Exercise objective: Transcribe all of the records word for word, but omit the pictures.

Entries with chart source code:
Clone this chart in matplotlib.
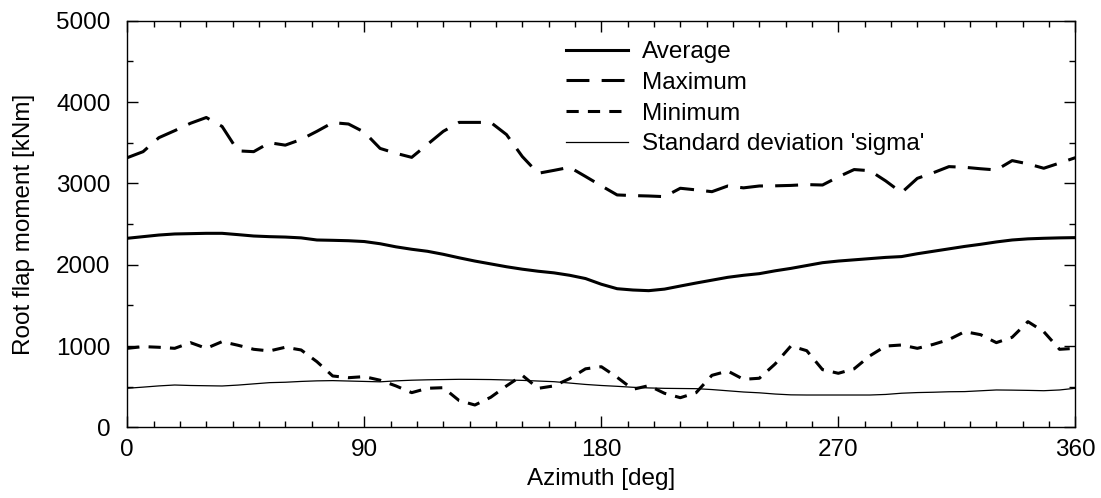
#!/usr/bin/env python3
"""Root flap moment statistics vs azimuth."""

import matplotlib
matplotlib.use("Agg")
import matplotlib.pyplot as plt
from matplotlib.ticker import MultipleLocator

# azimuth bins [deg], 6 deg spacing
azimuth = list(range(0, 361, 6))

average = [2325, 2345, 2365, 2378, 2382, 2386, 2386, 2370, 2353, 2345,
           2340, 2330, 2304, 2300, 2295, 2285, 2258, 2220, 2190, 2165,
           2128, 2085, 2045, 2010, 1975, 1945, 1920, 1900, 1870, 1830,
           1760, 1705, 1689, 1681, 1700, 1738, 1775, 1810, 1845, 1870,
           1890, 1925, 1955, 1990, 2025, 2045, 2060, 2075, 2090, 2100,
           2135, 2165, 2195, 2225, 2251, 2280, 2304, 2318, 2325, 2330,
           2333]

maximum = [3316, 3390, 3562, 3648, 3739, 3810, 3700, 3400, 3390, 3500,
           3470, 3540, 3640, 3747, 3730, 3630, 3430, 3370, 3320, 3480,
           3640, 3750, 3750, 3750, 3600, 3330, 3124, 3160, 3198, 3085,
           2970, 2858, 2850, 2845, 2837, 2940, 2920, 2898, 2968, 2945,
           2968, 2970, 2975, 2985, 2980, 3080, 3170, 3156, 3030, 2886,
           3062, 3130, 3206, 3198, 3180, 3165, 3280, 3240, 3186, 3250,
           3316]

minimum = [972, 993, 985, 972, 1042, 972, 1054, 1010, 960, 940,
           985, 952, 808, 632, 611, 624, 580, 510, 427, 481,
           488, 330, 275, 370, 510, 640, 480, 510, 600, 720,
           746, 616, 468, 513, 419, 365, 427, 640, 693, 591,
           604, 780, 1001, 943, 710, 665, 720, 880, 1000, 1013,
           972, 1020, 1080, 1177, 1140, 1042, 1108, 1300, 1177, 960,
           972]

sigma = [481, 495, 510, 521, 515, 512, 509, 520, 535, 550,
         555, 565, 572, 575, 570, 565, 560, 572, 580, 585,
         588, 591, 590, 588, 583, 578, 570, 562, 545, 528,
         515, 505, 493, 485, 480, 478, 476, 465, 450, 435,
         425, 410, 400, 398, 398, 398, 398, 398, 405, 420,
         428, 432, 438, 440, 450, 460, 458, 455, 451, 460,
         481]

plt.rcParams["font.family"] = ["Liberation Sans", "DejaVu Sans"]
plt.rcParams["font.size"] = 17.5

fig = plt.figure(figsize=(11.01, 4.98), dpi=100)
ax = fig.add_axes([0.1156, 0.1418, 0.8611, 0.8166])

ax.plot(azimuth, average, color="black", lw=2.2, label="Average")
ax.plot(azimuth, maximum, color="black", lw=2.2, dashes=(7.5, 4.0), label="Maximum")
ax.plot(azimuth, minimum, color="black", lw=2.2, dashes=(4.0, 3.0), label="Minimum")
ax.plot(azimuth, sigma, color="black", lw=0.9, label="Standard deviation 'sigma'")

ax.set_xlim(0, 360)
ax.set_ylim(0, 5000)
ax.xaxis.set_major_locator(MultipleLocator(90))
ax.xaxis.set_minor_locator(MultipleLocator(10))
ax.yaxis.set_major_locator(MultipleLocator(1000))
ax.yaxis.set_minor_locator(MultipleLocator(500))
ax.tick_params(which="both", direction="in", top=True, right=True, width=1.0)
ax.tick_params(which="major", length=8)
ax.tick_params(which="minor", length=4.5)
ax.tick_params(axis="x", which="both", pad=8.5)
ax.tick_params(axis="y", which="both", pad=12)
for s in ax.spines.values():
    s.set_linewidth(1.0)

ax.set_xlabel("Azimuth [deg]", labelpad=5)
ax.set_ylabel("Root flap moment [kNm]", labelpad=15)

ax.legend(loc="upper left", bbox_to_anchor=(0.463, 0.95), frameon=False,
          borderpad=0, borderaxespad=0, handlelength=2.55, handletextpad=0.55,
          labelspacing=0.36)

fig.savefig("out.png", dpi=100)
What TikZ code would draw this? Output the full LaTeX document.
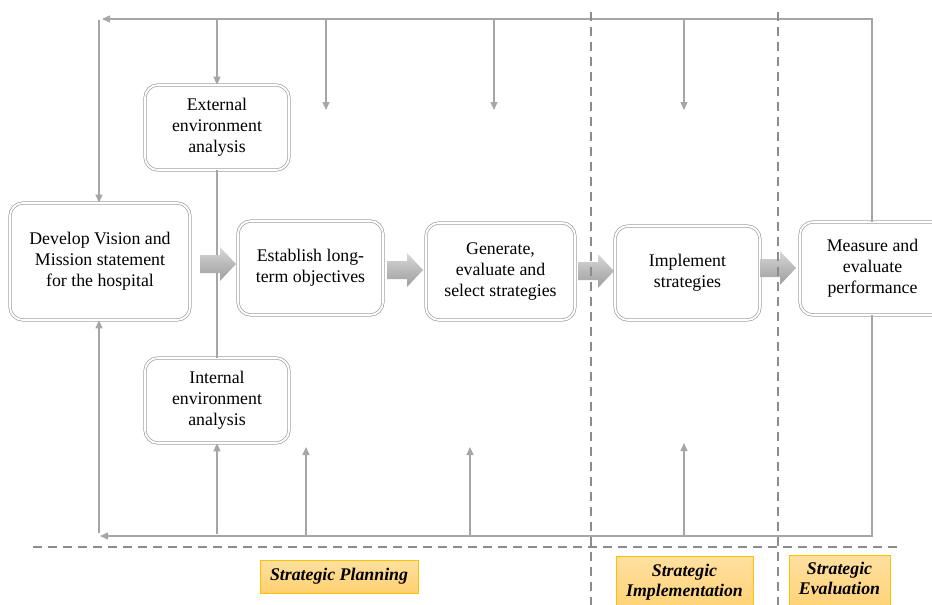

Solution:
Clone this chart in matplotlib.
#!/usr/bin/env python3
"""Root flap moment statistics vs azimuth."""

import matplotlib
matplotlib.use("Agg")
import matplotlib.pyplot as plt
from matplotlib.ticker import MultipleLocator

# azimuth bins [deg], 6 deg spacing
azimuth = list(range(0, 361, 6))

average = [2325, 2345, 2365, 2378, 2382, 2386, 2386, 2370, 2353, 2345,
           2340, 2330, 2304, 2300, 2295, 2285, 2258, 2220, 2190, 2165,
           2128, 2085, 2045, 2010, 1975, 1945, 1920, 1900, 1870, 1830,
           1760, 1705, 1689, 1681, 1700, 1738, 1775, 1810, 1845, 1870,
           1890, 1925, 1955, 1990, 2025, 2045, 2060, 2075, 2090, 2100,
           2135, 2165, 2195, 2225, 2251, 2280, 2304, 2318, 2325, 2330,
           2333]

maximum = [3316, 3390, 3562, 3648, 3739, 3810, 3700, 3400, 3390, 3500,
           3470, 3540, 3640, 3747, 3730, 3630, 3430, 3370, 3320, 3480,
           3640, 3750, 3750, 3750, 3600, 3330, 3124, 3160, 3198, 3085,
           2970, 2858, 2850, 2845, 2837, 2940, 2920, 2898, 2968, 2945,
           2968, 2970, 2975, 2985, 2980, 3080, 3170, 3156, 3030, 2886,
           3062, 3130, 3206, 3198, 3180, 3165, 3280, 3240, 3186, 3250,
           3316]

minimum = [972, 993, 985, 972, 1042, 972, 1054, 1010, 960, 940,
           985, 952, 808, 632, 611, 624, 580, 510, 427, 481,
           488, 330, 275, 370, 510, 640, 480, 510, 600, 720,
           746, 616, 468, 513, 419, 365, 427, 640, 693, 591,
           604, 780, 1001, 943, 710, 665, 720, 880, 1000, 1013,
           972, 1020, 1080, 1177, 1140, 1042, 1108, 1300, 1177, 960,
           972]

sigma = [481, 495, 510, 521, 515, 512, 509, 520, 535, 550,
         555, 565, 572, 575, 570, 565, 560, 572, 580, 585,
         588, 591, 590, 588, 583, 578, 570, 562, 545, 528,
         515, 505, 493, 485, 480, 478, 476, 465, 450, 435,
         425, 410, 400, 398, 398, 398, 398, 398, 405, 420,
         428, 432, 438, 440, 450, 460, 458, 455, 451, 460,
         481]

plt.rcParams["font.family"] = ["Liberation Sans", "DejaVu Sans"]
plt.rcParams["font.size"] = 17.5

fig = plt.figure(figsize=(11.01, 4.98), dpi=100)
ax = fig.add_axes([0.1156, 0.1418, 0.8611, 0.8166])

ax.plot(azimuth, average, color="black", lw=2.2, label="Average")
ax.plot(azimuth, maximum, color="black", lw=2.2, dashes=(7.5, 4.0), label="Maximum")
ax.plot(azimuth, minimum, color="black", lw=2.2, dashes=(4.0, 3.0), label="Minimum")
ax.plot(azimuth, sigma, color="black", lw=0.9, label="Standard deviation 'sigma'")

ax.set_xlim(0, 360)
ax.set_ylim(0, 5000)
ax.xaxis.set_major_locator(MultipleLocator(90))
ax.xaxis.set_minor_locator(MultipleLocator(10))
ax.yaxis.set_major_locator(MultipleLocator(1000))
ax.yaxis.set_minor_locator(MultipleLocator(500))
ax.tick_params(which="both", direction="in", top=True, right=True, width=1.0)
ax.tick_params(which="major", length=8)
ax.tick_params(which="minor", length=4.5)
ax.tick_params(axis="x", which="both", pad=8.5)
ax.tick_params(axis="y", which="both", pad=12)
for s in ax.spines.values():
    s.set_linewidth(1.0)

ax.set_xlabel("Azimuth [deg]", labelpad=5)
ax.set_ylabel("Root flap moment [kNm]", labelpad=15)

ax.legend(loc="upper left", bbox_to_anchor=(0.463, 0.95), frameon=False,
          borderpad=0, borderaxespad=0, handlelength=2.55, handletextpad=0.55,
          labelspacing=0.36)

fig.savefig("out.png", dpi=100)
What TikZ code would draw this? Output the full LaTeX document.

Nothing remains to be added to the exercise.